Imagine, for instance, that you're a lesser sandhill crane (Grus canadensis canadensis), setting off on your spring migration from southwestern Texas. You might have to fly across a corner of New Mexico and Oklahoma, then Kansas, Nebraska, South Dakota, North Dakota (most of which allow hunting of sandhills), then over the Canadian border into Saskatchewan, angling northwest across Alberta and British Columbia, across Yukon Territory, then the breadth of Alaska, and finally across the Bering Strait to your summer breeding grounds in northeastern Russia. This would be a trip of roughly 5,000 miles. Needing to pause somewhere and replenish yourself, you would probably stop on the Platte River in Nebraska, near the town of Kearney. If so, you’d have company. About 500,000 northbound sandhills make the same stopover every year.
There they linger for two or three weeks, maybe four. Some depart onward as others arrive, keeping the average crane count during March and April at around 300,000. By night they roost in the gently flowing shallows of the Platte, shin-deep in cool water, or else on sandbars, giving them warning against any predator that might come splashing out. Each morning they rise up in vast, graceful waves and fly to fields nearby, where they spend their days assiduously feeding on waste corn the harvesters missed and earthworms and other invertebrates. Such a stopover period is no exception to the undistractibility of migrating animals, as defined by Hugh Dingle; it's a part of the whole program, repeated by generations of cranes. During this stopover, a six-pound lesser sandhill adds about a pound and a half of fat to its weight. (The greater sandhill, another subspecies also present on the Platte, is larger.) The birds need that fat between Nebraska and Russia. Therefore, they need the stopover habitat—the shallows, the sandbars, the security, the corn and invertebrates—to complete their arduous yearly cycle.

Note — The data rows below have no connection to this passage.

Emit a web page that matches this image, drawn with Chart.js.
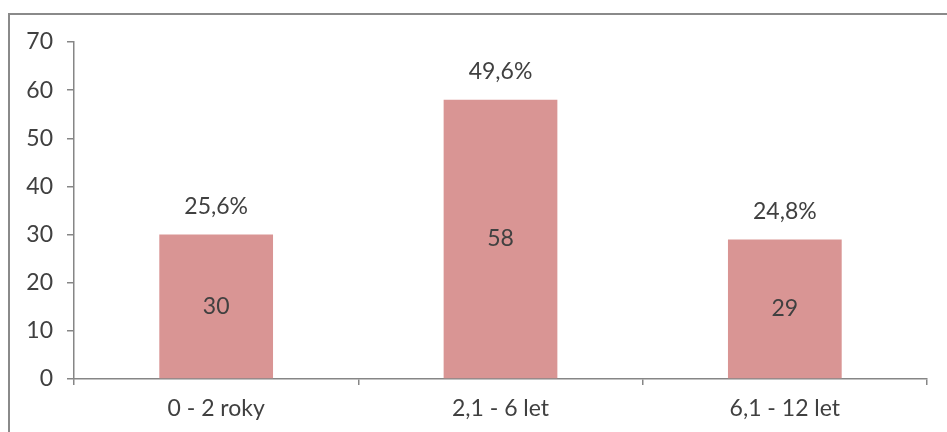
<!DOCTYPE html>
<html>
<head>
<meta charset="utf-8">
<script src="https://cdn.jsdelivr.net/npm/chart.js@4"></script>
<style>
  html, body { margin: 0; padding: 0; background: #fff; }
  #wrap { position: relative; width: 947px; height: 432px; overflow: hidden; }
  #frame { position: absolute; left: 8px; top: 13px; width: 960px; height: 440px;
           border-left: 2px solid #8a8a8a; border-top: 2px solid #8a8a8a; box-sizing: border-box; }
  canvas { position: absolute; left: 0; top: 0; }
</style>
</head>
<body>
<div id="wrap">
  <div id="frame"></div>
  <canvas id="c" width="947" height="432"></canvas>
</div>
<script>
const categories = ['0 - 2 roky', '2,1 - 6 let', '6,1 - 12 let'];
const counts = [30, 58, 29];
const yTicks = [0, 10, 20, 30, 40, 50, 60, 70];

const total = counts.reduce((a, b) => a + b, 0);
const shares = counts.map(v => (v / total * 100).toFixed(1).replace('.', ',') + '%');

const FONT = 'Lato, "Open Sans", sans-serif';
const SIZE = 23;
const TEXT = '#404040';
const AXIS = '#868686';

// Draws the count in the middle of each bar and its share above it
const barLabels = {
  id: 'barLabels',
  afterDatasetsDraw(chart) {
    const ctx = chart.ctx;
    const meta = chart.getDatasetMeta(0);
    ctx.save();
    ctx.font = SIZE + 'px ' + FONT;
    ctx.fillStyle = TEXT;
    ctx.textAlign = 'center';
    ctx.textBaseline = 'middle';
    meta.data.forEach((bar, i) => {
      ctx.fillText(String(counts[i]), bar.x, (bar.y + bar.base) / 2);
      ctx.fillText(shares[i], bar.x, bar.y - 28);
    });
    ctx.restore();
  }
};

new Chart(document.getElementById('c'), {
  type: 'bar',
  data: {
    labels: categories,
    datasets: [{
      data: counts,
      backgroundColor: '#d99594',
      borderWidth: 0,
      categoryPercentage: 0.8,
      barPercentage: 0.5
    }]
  },
  options: {
    responsive: false,
    animation: false,
    events: [],
    layout: { padding: { left: 0, right: 20, top: 42, bottom: 0 } },
    plugins: { legend: { display: false }, tooltip: { enabled: false } },
    scales: {
      x: {
        grid: { offset: true, drawOnChartArea: false, drawTicks: true, tickLength: 6, color: AXIS, lineWidth: 1.5 },
        border: { color: AXIS, width: 1.5 },
        ticks: { color: TEXT, font: { family: FONT, size: SIZE }, padding: 10 },
        afterFit(axis) { axis.height = 53; }
      },
      y: {
        min: 0, max: 70,
        afterBuildTicks(axis) { axis.ticks = yTicks.map(v => ({ value: v })); },
        grid: { drawOnChartArea: false, drawTicks: true, tickLength: 7, color: AXIS, lineWidth: 1.5 },
        border: { color: AXIS, width: 1.5 },
        ticks: { color: TEXT, font: { family: FONT, size: SIZE }, padding: 14 },
        afterFit(axis) { axis.width = 74; }
      }
    }
  },
  plugins: [barLabels]
});
</script>
</body>
</html>
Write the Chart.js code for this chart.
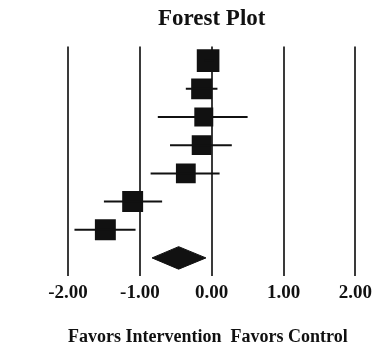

I stood overlooking that habitat, on a morning in late March, and watched wave after wave of cranes rise from the river. Each group climbed clumsily off the water, gained elegance as their wings caught more air, turned in formation, and flew out to their daily feeding. Meanwhile, they called to one another in their distinctive, creaky trill. There were maybe 60,000 sandhills just within the sweep of my binoculars. It was a spectacle of extraordinary abundance, a reminder of what America looked like back when John James Audubon stared up at sky-clogging flocks of passenger pigeons, when George Catlin saw the thunderous migrations of bison.
I had watched fly-in of the cranes too, on an earlier evening, when they arrived back through the twilight and settled onto their shoals for the night. But I found fly-out more deeply affecting—because, I suppose, the birds at daybreak are headed off with a purpose, not just home to rest. They would fatten themselves for another long leg of their journey. Their travel would take them to safe and bountiful breeding grounds. Their prodigious efforts, their resistance to distraction, would yield new cohorts of sandhill cranes, extending and rejuvenating the species. I almost wrote "perpetuating the species," but no, we can't be sure of that. Nothing alive is perpetual.
It was the accrued wisdom and resoluteness of evolution that I was witnessing, airborne above the Platte. If we humans have accrued equal wisdom and can summon equal resoluteness, I thought, maybe we'll allow them to continue their journeying a while longer.